Caring for your Tenant
Hey there property owner, how healthy is your tenant?
Despite thriving economic conditions, it can be a hard knock life for a commercial tenant in Northern Colorado these days. A number of recent articles in local and regional publications have covered the impact of rising occupancy expenses for users in Northern Colorado. These rising costs have some tenants looking for refuge, maybe looking to relocate their place of business, or perhaps downsizing into a smaller space and sending a portion of their employees to work from home. Regardless, it is important to remember that a happy and healthy tenant is critical to the success of your property and you as the building owner. It is imperative as Building owners that you do everything possible to maintain close relationships with your tenants, keeping tabs on their business, and supporting them in creative ways to keep them happy and healthy.
A few tips:
- Get to know your tenants’ business, their industries and their needs. This will help you prepare for potential downsizing or growth that directly impacts you and your bottom line.
- Work with your tenants in coming up with creative solutions in areas such as:
- Rent payment schedules (timing of cash flows/costs for tenants can be critical)
- Build outs costs with construction costs being at all-time highs
- Scrubbing every component of operating expenses (keep NNN’s at a minimum)
- Holding promotional events for the property that in-turn provides promotional opportunities for tenants and their businesses
- Be present, closely monitoring everyday operations of the property, ensuring your property is run in a first class and business friendly manner
- Show your property some love now, don’t wait to maintain and update it until you are marketing for a new tenant. Your current tenant is there every day, so making little or big upgrades to their space and the common areas could really pay off when renewal time comes around.
- Work collaboratively with your tenant on lease renewals. If you heed the tips above, there should be no big surprises come lease renewal time. Be realistic with the costs associated with replacing a tenant, as true cost of vacancy can be alarming.
A simple case study for you:
Take a 2,500 square foot at $18/SF base rents plus $8/SF NNN ($26.00 gross), or $65,000 annually. In a best-case scenario, that space could easily sit empty for 3 months while it is listed, cleaned up, a new lease is executed, and a new tenant moves in. That would set you back $16,250 in lost income. The more conservative vacancy calculation is 6 months, or $32,500. That’s assuming that 1) your previous tenant was not in default and 2) you make no financial concessions during lease negotiation. You can conservatively add another $10-15/sf ($25,000) for basic tenant finish allowances and leasing commissions. Get the picture?

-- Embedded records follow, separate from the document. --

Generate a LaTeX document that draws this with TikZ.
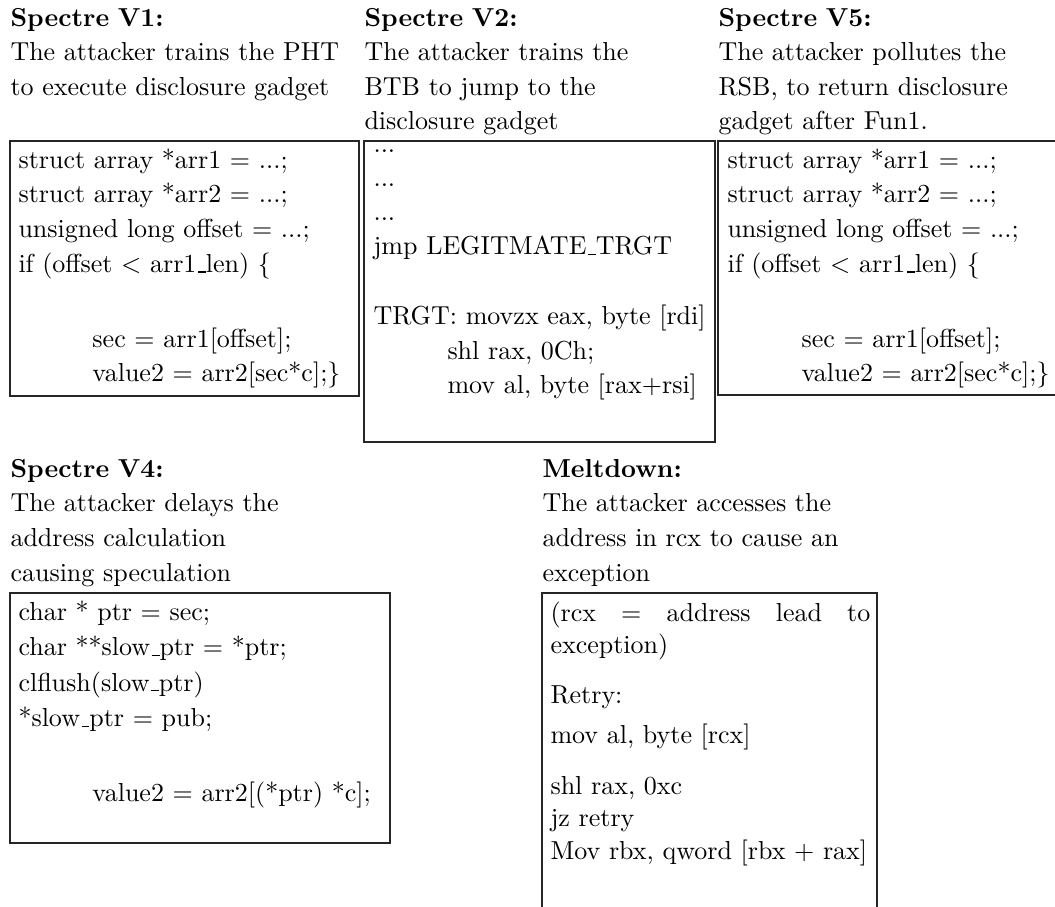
\documentclass[tikz,border=0pt]{standalone}
\usetikzlibrary{fit}
\newcommand\lowbar{\leavevmode\kern.06em\vbox{\hrule width.3em}}
\tikzset{
  box/.style={draw=black!85, line width=0.45pt, inner sep=0pt},
  ttl/.style={anchor=base west, inner sep=0pt, text width=150pt, align=left, font=\fontsize{10}{13.3}\selectfont},
  codetext/.style={anchor=base west, inner sep=0pt, text width=150pt, align=left},
}
\begin{document}
\begin{tikzpicture}[x=0.38462pt, y=-0.38462pt]
\useasboundingbox (0,0) rectangle (1055,906);
\clip (0,0) rectangle (1055,906);

% ---------- Spectre V1 ----------
\node[ttl] (v1title) at (10,26) {\textbf{Spectre V1:}\\The attacker trains the PHT\\to execute disclosure gadget};
\node[box, fit={(10,141) (359,396)}] (v1box) {};
\node[codetext, font=\fontsize{10}{13.4}\selectfont] (v1code) at (18,168)
 {struct array *arr1 $=$ ...;\\
  struct array *arr2 $=$ ...;\\
  unsigned long offset $=$ ...;\\
  if (offset $<$ arr1\lowbar len) \{\\[15.3pt]
  \hspace*{1cm}sec $=$ arr1[offset];\\
  \hspace*{1cm}value2 $=$ arr2[sec*c];\}};

% ---------- Spectre V2 ----------
\node[ttl] (v2title) at (364,26) {\textbf{Spectre V2:}\\The attacker trains the\\BTB to jump to the\\disclosure gadget};
\node[box, fit={(364,141) (715,442)}] (v2box) {};
\node[codetext, font=\fontsize{10}{13.2}\selectfont] (v2code) at (373,152)
 {...\\
  ...\\
  ...\\
  jmp LEGITMATE\lowbar TRGT\\[13.7pt]
  TRGT: movzx eax, byte [rdi]\\
  \hspace*{1cm}shl rax, 0Ch;\\
  \hspace*{1cm}mov al, byte [rax+rsi]};

% ---------- Spectre V5 ----------
\node[ttl] (v5title) at (718,26) {\textbf{Spectre V5:}\\The attacker pollutes the\\RSB, to return disclosure\\gadget after Fun1.};
\node[box, fit={(718,141) (1080,395)}] (v5box) {};
\node[codetext, font=\fontsize{10}{13.4}\selectfont] (v5code) at (727,168)
 {struct array *arr1 $=$ ...;\\
  struct array *arr2 $=$ ...;\\
  unsigned long offset $=$ ...;\\
  if (offset $<$ arr1\lowbar len) \{\\[15.3pt]
  \hspace*{1cm}sec $=$ arr1[offset];\\
  \hspace*{1cm}value2 $=$ arr2[sec*c];\}};

% ---------- Spectre V4 ----------
\node[ttl, font=\fontsize{10}{13.35}\selectfont] (v4title) at (10,477) {\textbf{Spectre V4:}\\The attacker delays the\\address calculation\\causing speculation};
\node[box, fit={(10,593) (390,843)}] (v4box) {};
\node[codetext, font=\fontsize{10}{13.7}\selectfont] (v4code) at (18,620)
 {char * ptr $=$ sec;\\
  char **slow\lowbar ptr $=$ *ptr;\\
  clflush(slow\lowbar ptr)\\
  {*}slow\lowbar ptr $=$ pub;\\[15.1pt]
  \hspace*{1cm}value2 $=$ arr2[(*ptr) *c];};

% ---------- Meltdown ----------
\node[ttl, font=\fontsize{10}{13.35}\selectfont] (mdtitle) at (542,477) {\textbf{Meltdown:}\\The attacker accesses the\\address in rcx to cause an\\exception};
\node[box, fit={(542,593) (877,940)}] (mdbox) {};
\node[anchor=base west, inner sep=0pt, text width=123pt, align=justify, font=\fontsize{10}{12.4}\selectfont] (mdcode) at (550,621)
 {\tolerance=10000 \hbadness=10000 \hyphenpenalty=10000
  (rcx $=$ address lead to \mbox{exception)}\\[6.8pt]
  Retry:\\[3pt]
  mov al, byte [rcx]\\[7.4pt]
  shl rax, 0xc\\
  jz retry\\
  Mov rbx, qword [rbx $+$ rax]};
\end{tikzpicture}
\end{document}
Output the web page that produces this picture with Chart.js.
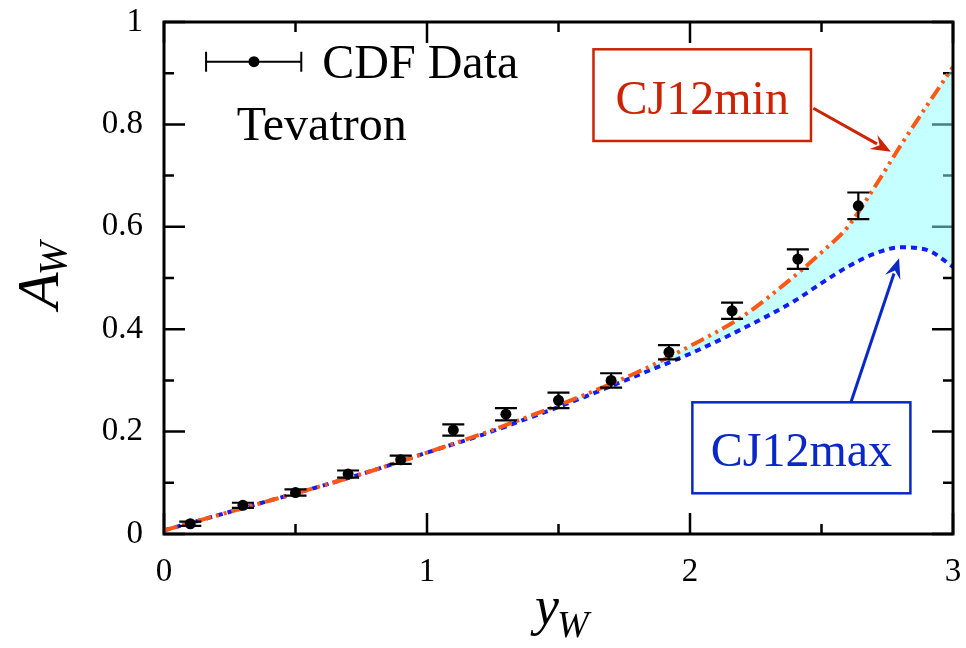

That’s a decent chunk of change, especially when you consider that the #1 reason tenants leave is due to HVAC issues. An HVAC maintenance agreement runs about $0.30/SF, or $750 annually, in our above scenario. Proactive HVAC maintenance is a great investment if it keeps a tenant happy.
A more hands-on and proactive approach to tenant relationships is the silver bullet with top of market economic conditions. Not a problem for those owners who enjoy direct involvement in their assets. However, this can be unfortunate news for those owners who pine for hands-off, passive real estate investments. For a very minimal cost, owners can engage a property management company to manage high touch efforts. The right property manager will treat your tenants as customers, maintaining close relationships, and understanding the importance of collaborating in tenant health, happiness and sustainability. Your properties’ bottom line will thank you.